Schutz vor Ausbeutung
Immerhin kann er Zeugnisse vorweisen, die ihn als Lagerarbeiter mit Gabelstaplerschein ausweisen. Diese muss er aber erst anerkennen lassen. «Dabei kann das Arbeitsamt helfen sowie auch bei der Vermittlung von Sprachkursen», sagt Silvia Gripp vom Jobcenter in Hamburg Eimsbüttel. Im Frühjahr hat sie gemeinsam mit einem spezialisierten Team ein Beratungsangebot auf dem «bulgarischen Nachbarschaftsfest» in Wilhelmsburg organisiert.
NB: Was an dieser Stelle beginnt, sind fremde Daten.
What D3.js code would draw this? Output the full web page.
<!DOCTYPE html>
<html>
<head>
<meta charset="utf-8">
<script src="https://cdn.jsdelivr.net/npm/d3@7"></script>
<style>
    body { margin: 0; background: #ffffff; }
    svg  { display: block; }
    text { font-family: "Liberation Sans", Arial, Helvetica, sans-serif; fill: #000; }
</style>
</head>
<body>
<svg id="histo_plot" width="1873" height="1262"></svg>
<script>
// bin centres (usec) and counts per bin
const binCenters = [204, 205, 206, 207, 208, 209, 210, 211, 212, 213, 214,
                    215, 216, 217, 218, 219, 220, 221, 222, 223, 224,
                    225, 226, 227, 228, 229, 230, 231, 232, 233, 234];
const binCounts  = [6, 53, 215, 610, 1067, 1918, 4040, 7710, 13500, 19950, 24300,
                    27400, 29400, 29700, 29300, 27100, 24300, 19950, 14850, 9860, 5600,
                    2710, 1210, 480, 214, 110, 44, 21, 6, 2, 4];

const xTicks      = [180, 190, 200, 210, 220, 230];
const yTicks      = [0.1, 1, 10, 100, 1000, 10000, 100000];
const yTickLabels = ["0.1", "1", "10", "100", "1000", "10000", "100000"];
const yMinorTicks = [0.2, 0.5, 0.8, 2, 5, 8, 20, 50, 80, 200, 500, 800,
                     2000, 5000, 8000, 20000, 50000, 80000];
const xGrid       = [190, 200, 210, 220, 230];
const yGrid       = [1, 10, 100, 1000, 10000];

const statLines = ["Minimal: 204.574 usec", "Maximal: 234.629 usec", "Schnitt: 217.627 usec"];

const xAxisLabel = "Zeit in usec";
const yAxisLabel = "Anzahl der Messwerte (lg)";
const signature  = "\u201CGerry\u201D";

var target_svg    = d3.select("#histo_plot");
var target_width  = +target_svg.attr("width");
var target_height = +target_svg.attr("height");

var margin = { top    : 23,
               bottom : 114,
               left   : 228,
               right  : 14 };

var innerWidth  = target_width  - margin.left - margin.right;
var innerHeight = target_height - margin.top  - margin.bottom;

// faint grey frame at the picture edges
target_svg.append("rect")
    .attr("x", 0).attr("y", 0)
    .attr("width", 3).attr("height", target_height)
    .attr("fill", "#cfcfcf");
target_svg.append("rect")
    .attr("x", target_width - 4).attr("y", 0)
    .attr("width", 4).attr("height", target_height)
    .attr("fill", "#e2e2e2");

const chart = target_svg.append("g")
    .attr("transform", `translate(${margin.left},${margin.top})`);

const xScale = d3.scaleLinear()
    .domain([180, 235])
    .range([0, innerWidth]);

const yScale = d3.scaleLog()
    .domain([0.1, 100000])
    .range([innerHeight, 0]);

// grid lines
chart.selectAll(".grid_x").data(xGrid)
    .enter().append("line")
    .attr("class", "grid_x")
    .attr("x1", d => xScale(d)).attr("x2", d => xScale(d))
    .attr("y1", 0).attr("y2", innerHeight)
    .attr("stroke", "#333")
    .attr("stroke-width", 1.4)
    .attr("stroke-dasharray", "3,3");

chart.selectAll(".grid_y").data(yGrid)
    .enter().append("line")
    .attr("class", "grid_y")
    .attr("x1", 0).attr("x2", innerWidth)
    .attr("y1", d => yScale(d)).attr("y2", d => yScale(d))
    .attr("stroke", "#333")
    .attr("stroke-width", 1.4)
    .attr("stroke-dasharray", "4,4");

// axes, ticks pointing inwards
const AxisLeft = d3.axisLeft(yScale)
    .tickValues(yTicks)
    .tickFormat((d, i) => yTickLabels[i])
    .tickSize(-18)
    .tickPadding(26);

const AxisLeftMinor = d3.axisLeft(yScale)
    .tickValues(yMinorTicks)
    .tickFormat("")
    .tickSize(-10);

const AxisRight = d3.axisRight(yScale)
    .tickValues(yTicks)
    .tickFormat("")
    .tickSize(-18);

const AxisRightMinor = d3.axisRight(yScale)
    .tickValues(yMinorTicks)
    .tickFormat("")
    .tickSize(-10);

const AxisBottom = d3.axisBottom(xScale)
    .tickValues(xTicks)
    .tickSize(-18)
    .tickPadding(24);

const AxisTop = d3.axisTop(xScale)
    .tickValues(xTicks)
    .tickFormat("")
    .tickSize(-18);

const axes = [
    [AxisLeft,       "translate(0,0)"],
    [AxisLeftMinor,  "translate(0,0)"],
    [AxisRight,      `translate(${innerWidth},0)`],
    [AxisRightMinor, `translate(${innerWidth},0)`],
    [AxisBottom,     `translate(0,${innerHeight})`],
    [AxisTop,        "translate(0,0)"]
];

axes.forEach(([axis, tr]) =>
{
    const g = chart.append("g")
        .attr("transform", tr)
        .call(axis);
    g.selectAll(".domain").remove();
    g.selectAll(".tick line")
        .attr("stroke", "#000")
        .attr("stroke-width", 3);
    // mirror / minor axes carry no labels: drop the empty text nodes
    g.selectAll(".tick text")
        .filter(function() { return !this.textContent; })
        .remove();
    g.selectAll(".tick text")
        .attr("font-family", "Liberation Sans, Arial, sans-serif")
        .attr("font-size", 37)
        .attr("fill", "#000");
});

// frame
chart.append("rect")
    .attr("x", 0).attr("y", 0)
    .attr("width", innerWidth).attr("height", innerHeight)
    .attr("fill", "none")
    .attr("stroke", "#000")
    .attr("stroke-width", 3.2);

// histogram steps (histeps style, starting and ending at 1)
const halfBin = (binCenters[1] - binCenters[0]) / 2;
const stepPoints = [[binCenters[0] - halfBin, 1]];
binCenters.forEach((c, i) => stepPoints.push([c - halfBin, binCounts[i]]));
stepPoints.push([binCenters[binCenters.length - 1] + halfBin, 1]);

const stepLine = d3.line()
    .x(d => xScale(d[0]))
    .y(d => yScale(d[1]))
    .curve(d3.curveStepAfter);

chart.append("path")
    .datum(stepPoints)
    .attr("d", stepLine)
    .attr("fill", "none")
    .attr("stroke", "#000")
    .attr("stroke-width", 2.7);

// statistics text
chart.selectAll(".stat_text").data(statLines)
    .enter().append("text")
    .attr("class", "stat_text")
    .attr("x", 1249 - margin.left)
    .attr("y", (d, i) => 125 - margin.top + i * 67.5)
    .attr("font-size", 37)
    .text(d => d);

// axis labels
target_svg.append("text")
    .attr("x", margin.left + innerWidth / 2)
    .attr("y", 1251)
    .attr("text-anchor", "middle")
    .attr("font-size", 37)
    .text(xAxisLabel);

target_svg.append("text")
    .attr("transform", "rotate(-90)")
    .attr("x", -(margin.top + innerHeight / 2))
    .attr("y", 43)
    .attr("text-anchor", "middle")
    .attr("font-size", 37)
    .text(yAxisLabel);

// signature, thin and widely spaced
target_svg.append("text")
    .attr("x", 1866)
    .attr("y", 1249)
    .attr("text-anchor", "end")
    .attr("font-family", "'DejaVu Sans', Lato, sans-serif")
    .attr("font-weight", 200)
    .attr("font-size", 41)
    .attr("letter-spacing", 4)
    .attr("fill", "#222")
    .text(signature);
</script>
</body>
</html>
Mit konkreten Stellenangeboten und fundierten Informationen hat sie da zu vermitteln versucht, warum es oft sinnvoller ist, sich anstellen zu lassen, anstatt sich als Scheinselbständiger durchzuschlagen.
Initiator des Fests, an dem nicht nur alle in Wilhelmsburg ansässigen Sozialeinrichtungen präsent waren, sondern auch das Generalkonsulat, die bulgarischen Kirchen, Krankenversicherungen, Kindergärten und Schulen, war Rüdiger Winter. Der Projektleiter der Beratungsstelle Arbeitnehmerfreizügigkeit beim gewerkschaftsnahen «Verein Arbeit und Leben» kennt die Realitäten in Wilhelmsburg. Er setzt auf Information statt auf Repression. Stammtischparolen wie jene «Wer betrügt, der fliegt», mit der die CSU im letzten Wahlkampf gegen den angeblichen Sozialtourismus von Bulgaren und Rumänen mobilmachen wollte, lehnt er kategorisch ab. «Wir haben es mit einer Europäisierung des Arbeitsmarktes zu tun, und die Menschen haben das Recht, zu kommen und hier zu arbeiten», argumentiert Winter. Mit den Beratungsangeboten versuche man, die Personen vor der skrupellosen Ausbeutung zu schützen. Auch die Kriminalstatistik weist für 2012 lediglich 89 Fälle aus, in denen gegen Bulgaren und Rumänen wegen des Verdachts, unberechtigt Sozialleistungen bezogen zu haben, ermittelt wurde. Das sind im Verhältnis deutlich weniger, als es bei Deutschen der Fall war. Winter weiss, dass Tagelöhner ihre Dienste nicht nur am Wilhelmsburger Stübenplatz, sondern auch in der Hamburger Spaldingstrasse, in Berlin-Neukölln oder in Dortmunds Nordstadt anbieten, es sich also um ein Phänomen handelt, das in Deutschland weit verbreitet ist. Es sind Bulgaren, Rumänen, Mazedonier, Polen, aber auch Spanier, die für ein paar Euro bereit sind, zu schuften. Zwei, drei, manchmal auch vier oder fünf Euro werden pro Stunde gezahlt.